The U.S. Dollar dipped against the common currency Euro following comments made by the current Fed chief, Ben Bernanke, who confirmed investors’ suspicions that the Fed would maintain its current ultra-loose policy for an extended period of time. Bernanke said that the Fed’s policy makers needed to see clear evidence that job growth in the U.S. labor market was steadily and durably improving before they would consider reining in the $85 billion in monthly bond purchases. Furthermore, he said that it was likely that the current benchmark interest rates would be left at their historic lows even beyond that time.

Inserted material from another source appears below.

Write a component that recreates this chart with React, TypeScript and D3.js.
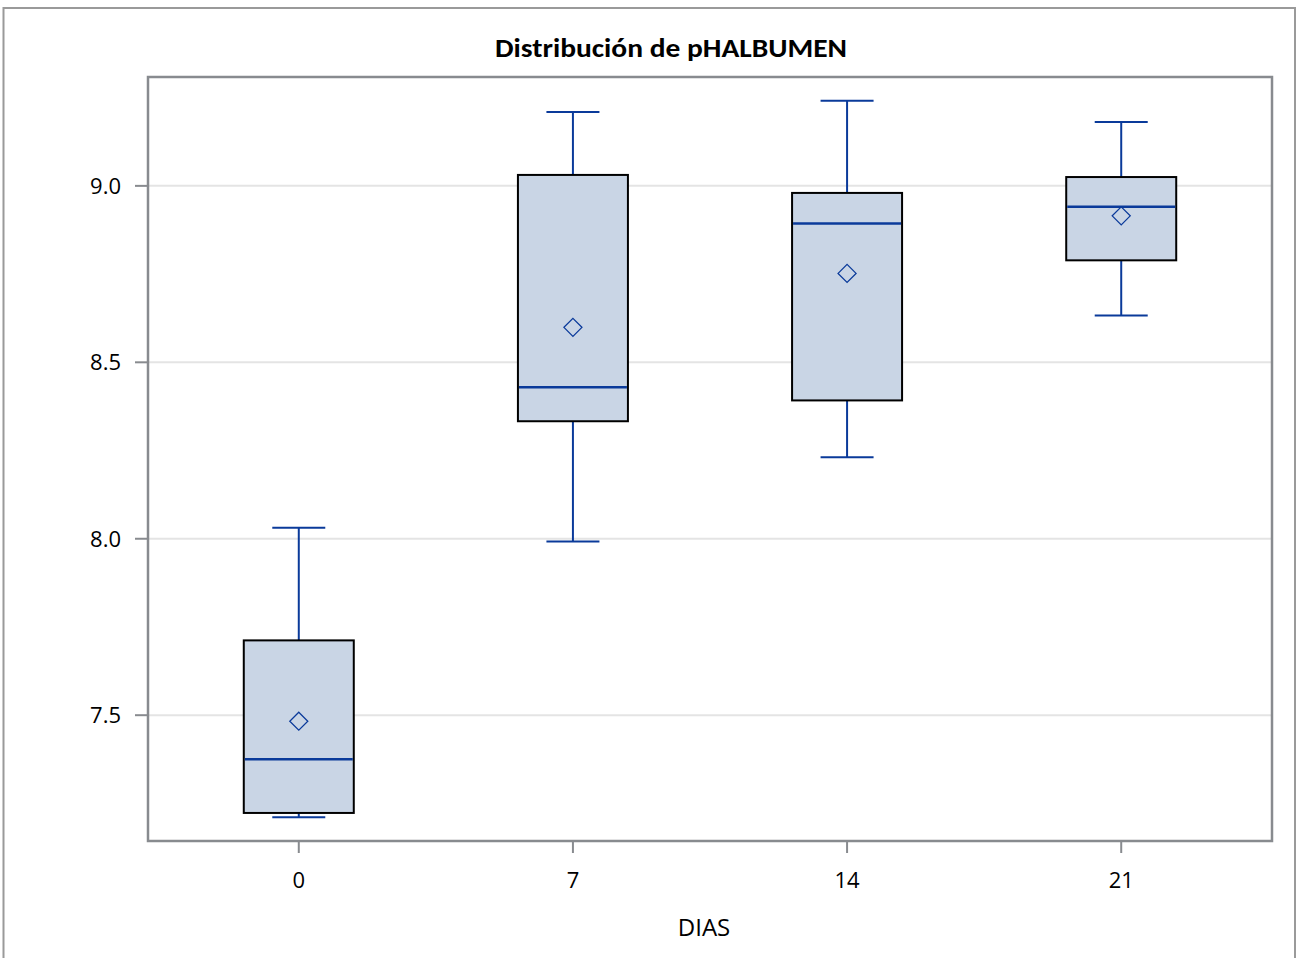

As a result, as reported at 12:57 p.m. (JST) in Tokyo, the EUR/USD pair edged up 0.1% to trade at $1.3554 on the EBS trading platform, easing back from the earlier 2-week high of $1.3584. The Euro’s momentum was enough to push the pair through stops, which in turn helped the Japanese Yen in its cross with the greenback; the USD/JPY pair slipped to 100.03 Yen, a loss of 0.1%, and moving well away from last Friday’s 2-month peak of 100.43 Yen. The EUR/JPY pair steadied at 135.54 Yen, slipping from 135.95 Yen, a 4-year high established earlier in the session.
Comments from Asia Offer Support to USD
The greenback had been under some initial pressure from commodity-linked currencies but recent comments made in Asia served to offer the greenback some support. Yesterday, the Chinese government hinted that it would be willing to accept a stronger Chinese Yuan while the Assistant Governor of the Reserve Bank of Australia confirmed that a weaker Aussie Dollar would be preferred by policy makers; those comments helped to send the AUD/USD lower to $0.9413, a loss of 0.2%.